● WHAT IS BEING ASKED
Every line with the word "code" in it should be extracted from the data that follows.

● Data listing
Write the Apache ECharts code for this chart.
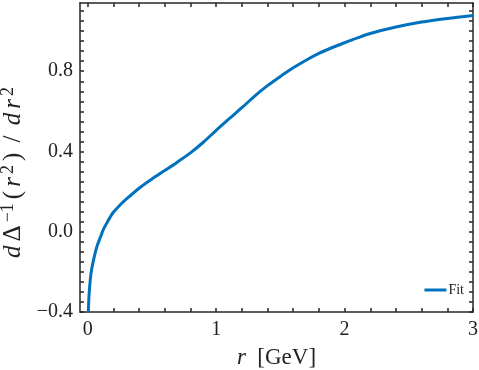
<!doctype html>
<html>
<head>
    <meta charset="utf-8">
    <title>Fit</title>
    <style>
        html, body { margin: 0; padding: 0; background: #fff; }
        #chart { width: 479px; height: 370px; }
    </style>
</head>
<body>
    <div id="chart"></div>
    <script src="https://cdn.jsdelivr.net/npm/echarts@6/dist/echarts.min.js"></script>
    <script>
        // values
        var rValues = [0.005, 0.01, 0.02, 0.03, 0.05, 0.07, 0.1, 0.125, 0.15, 0.175, 0.2, 0.25, 0.3, 0.4, 0.5, 0.6,
            0.7, 0.8, 0.9, 1.0, 1.1, 1.2, 1.3, 1.4, 1.5, 1.6, 1.7, 1.8, 1.9, 2.0, 2.1, 2.2, 2.4, 2.6, 2.8, 3.0];
        var fitValues = [-0.40, -0.32, -0.24, -0.19, -0.128, -0.077, -0.025, 0.015, 0.045, 0.073, 0.097, 0.132, 0.162,
            0.217, 0.263, 0.305, 0.348, 0.393, 0.446, 0.505, 0.562, 0.618, 0.676, 0.728, 0.774, 0.817, 0.855, 0.889,
            0.917, 0.942, 0.966, 0.988, 1.02, 1.045, 1.063, 1.078];

        var xLabels = [0, 1, 2, 3];
        var xTicks = [0, 0.2, 0.4, 0.6, 0.8, 1, 1.2, 1.4, 1.6, 1.8, 2, 2.2, 2.4, 2.6, 2.8, 3];
        var yLabels = [-0.4, 0, 0.4, 0.8];
        var yTicks = [-0.4, -0.35, -0.3, -0.25, -0.2, -0.15, -0.1, -0.05, 0, 0.05, 0.1, 0.15, 0.2, 0.25, 0.3, 0.35,
            0.4, 0.45, 0.5, 0.55, 0.6, 0.65, 0.7, 0.75, 0.8, 0.85, 0.9, 0.95, 1.0, 1.05, 1.1];

        var data = [];
        for (var i = 0; i < rValues.length; i++) {
            data.push([rValues[i], fitValues[i]]);
        }

        var serif = 'Liberation Serif';
        var frame = '#262626';
        var ink = '#222';

        var xBase = {
            type: 'value', min: -0.06, max: 3,
            axisLine: { show: true, onZero: false, lineStyle: { color: frame, width: 1.5 } },
            axisTick: { show: true, inside: true, length: 4, customValues: xTicks, lineStyle: { color: frame, width: 1.5 } },
            splitLine: { show: false }
        };
        var yBase = {
            type: 'value', min: -0.4, max: 1.14,
            axisLine: { show: true, onZero: false, lineStyle: { color: frame, width: 1.5 } },
            axisTick: { show: true, inside: true, length: 4, customValues: yTicks, lineStyle: { color: frame, width: 1.5 } },
            splitLine: { show: false }
        };

        var chart = echarts.init(document.getElementById('chart'));
        chart.setOption({
            animation: false,
            grid: { left: 80, top: 3, right: 6, bottom: 58, outerBoundsMode: 'none', containLabel: false },
            legend: {
                right: 10, bottom: 68,
                icon: 'rect', itemWidth: 22, itemHeight: 3, itemGap: 4,
                textStyle: { fontFamily: serif, fontSize: 14, color: ink, padding: [0, 0, 0, -3] },
                data: ['Fit']
            },
            xAxis: [
                Object.assign({}, xBase, {
                    position: 'bottom',
                    name: '{i|r}  [GeV]', nameLocation: 'middle', nameGap: 34,
                    nameTextStyle: {
                        fontFamily: serif, fontSize: 23, color: ink,
                        rich: { i: { fontFamily: serif, fontStyle: 'italic', fontSize: 23, color: ink } }
                    },
                    axisLabel: {
                        show: true, customValues: xLabels, margin: 8,
                        fontFamily: serif, fontSize: 20, color: ink,
                        formatter: function (v) { return String(v); }
                    }
                }),
                Object.assign({}, xBase, { position: 'top', axisLabel: { show: false } })
            ],
            yAxis: [
                Object.assign({}, yBase, {
                    position: 'left',
                    name: '{i|d}{n|Δ}{s|−1}{n|(}{i|r}{s|2}{n|)}{n| / }{i|d}{i|r}{s|2}',
                    nameLocation: 'middle', nameGap: 48, nameRotate: 90,
                    nameTextStyle: {
                        fontFamily: serif, fontSize: 25, color: ink, padding: [0, 30, 0, 0],
                        rich: {
                            i: { fontFamily: serif, fontStyle: 'italic', fontSize: 25, color: ink, padding: [0, 2, 0, 2] },
                            n: { fontFamily: serif, fontSize: 25, color: ink, padding: [0, 2, 0, 2] },
                            s: { fontFamily: serif, fontSize: 18, color: ink, verticalAlign: 'top', padding: [0, 2, 10, 1] }
                        }
                    },
                    axisLabel: {
                        show: true, customValues: yLabels, margin: 7,
                        fontFamily: serif, fontSize: 20, color: ink,
                        formatter: function (v) { return v.toFixed(1).replace('-', '\u2212'); }
                    }
                }),
                Object.assign({}, yBase, { position: 'right', axisLabel: { show: false } })
            ],
            series: [{
                name: 'Fit',
                type: 'line',
                data: data,
                smooth: 0.3,
                showSymbol: false,
                lineStyle: { color: '#0072BD', width: 3 },
                itemStyle: { color: '#0072BD' }
            }]
        });
    </script>
</body>
</html>
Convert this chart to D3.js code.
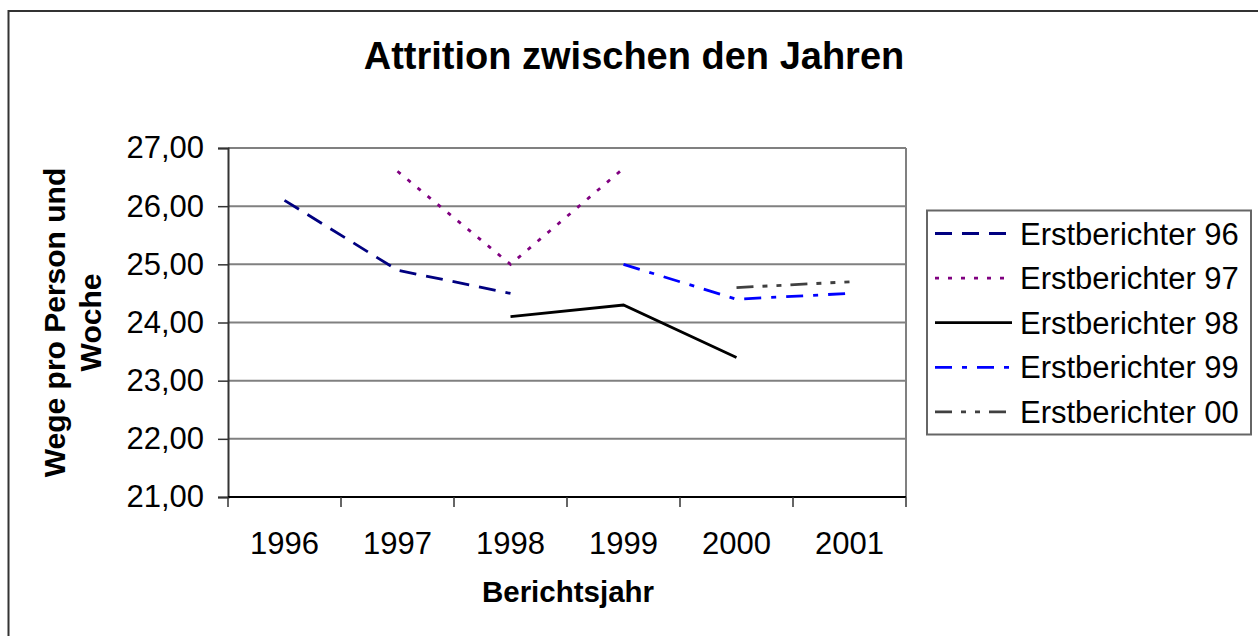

● SOLUTION FOR THIS EXERCISE
Write the Apache ECharts code for this chart.
Convert this chart to D3.js code.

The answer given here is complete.